Tucked amoung all the helpful hints about how to deal with backaches, sore feat and shifting centers of gravity, came warning about various dangers of eating certain foods, partaking in some activities and the worst-case scenarios of minor ailments. Instead of actually providing information and comfort to women, I think these books add to the stress level unnecessarily. But these books are just the tip of the iceberg in the fear-mongering industry aimed at parents. John Podhoretz discusses the fear industry and how much the media perpetuates the fear.
Parents are anxious about their children, and when there is no immediate threat to their offspring, their anxieties will seek out something else to worry about. A potential threat may be more anxiety-provoking, in a way, since it causes no worrisome symptoms that can be treated.Look, I worry about my kids, every father does. But I don't obsess about their safety. The fact of the matter is that I was raised in an age when car seats weren't mandatory, bike helmets were unheard of (and I have a scar on my head to prove it) and that no one new about all the "dangers" now lurking about on the off chance they can possibly increase the potential for breast cancer because of some compound that may or may not have seeped into their bottles. I turned out OK as did most of my peers (although I suspect a few were dropped on their heads--but I have no proof as their parents are talking).
The insidious quality of these potential threats is that the putative consequences will appear years if not decades later, like an invisible and silent ticking time bomb.
Reports about these possible hazards represent a new kind of voyeuristic bad news. It used to be said, "if it bleeds, it leads." In other words, acts of violence were news.
Now the mere threat of potential injury to children is news - because parental anxiety gives such stories exactly the kind of addictive kick that the news business desperately wants to generate in its audience.
And then there is the fact that even a skeptical and relatively new parent like me can't just dismiss these worries out of hand, the way I did before I had kids.

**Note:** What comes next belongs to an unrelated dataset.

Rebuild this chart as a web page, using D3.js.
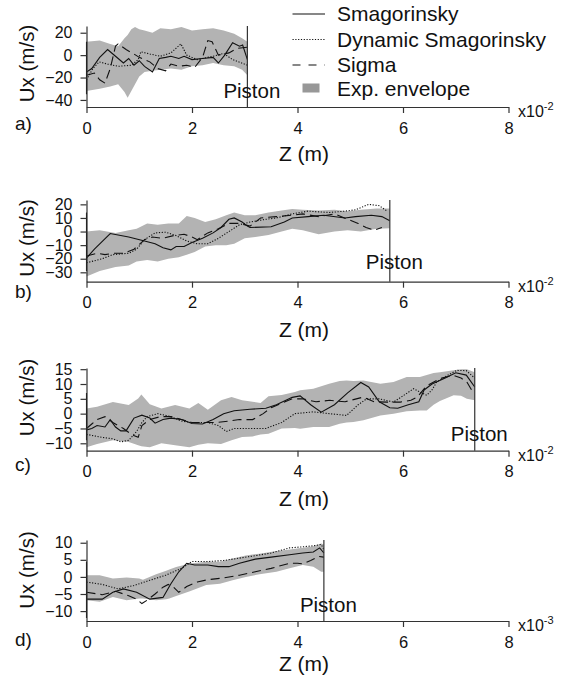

The fact is that scaring parents is big business. Hundreds of books and thousands of studies have comsumed billions of dollars to make parents worry about something that affects less than 1 tenth of one percent of babies. Parents are constantly bombarded by this warning and that concern. The media makes Himalayas out of soem minor report dealing with six kids in the United States "Your's Could Be Next!!!"
I find there is enough to worry about my kids jumping off their bed into the dresser or trying to be a trapeze artist on a tree branch that is far more likely to happen than being contaminated by bisphenol A. There are enough common dangers to so concerned with remote possibilities.
Worrying about all these "dangers" takes the fun out of being a dad and who wants that.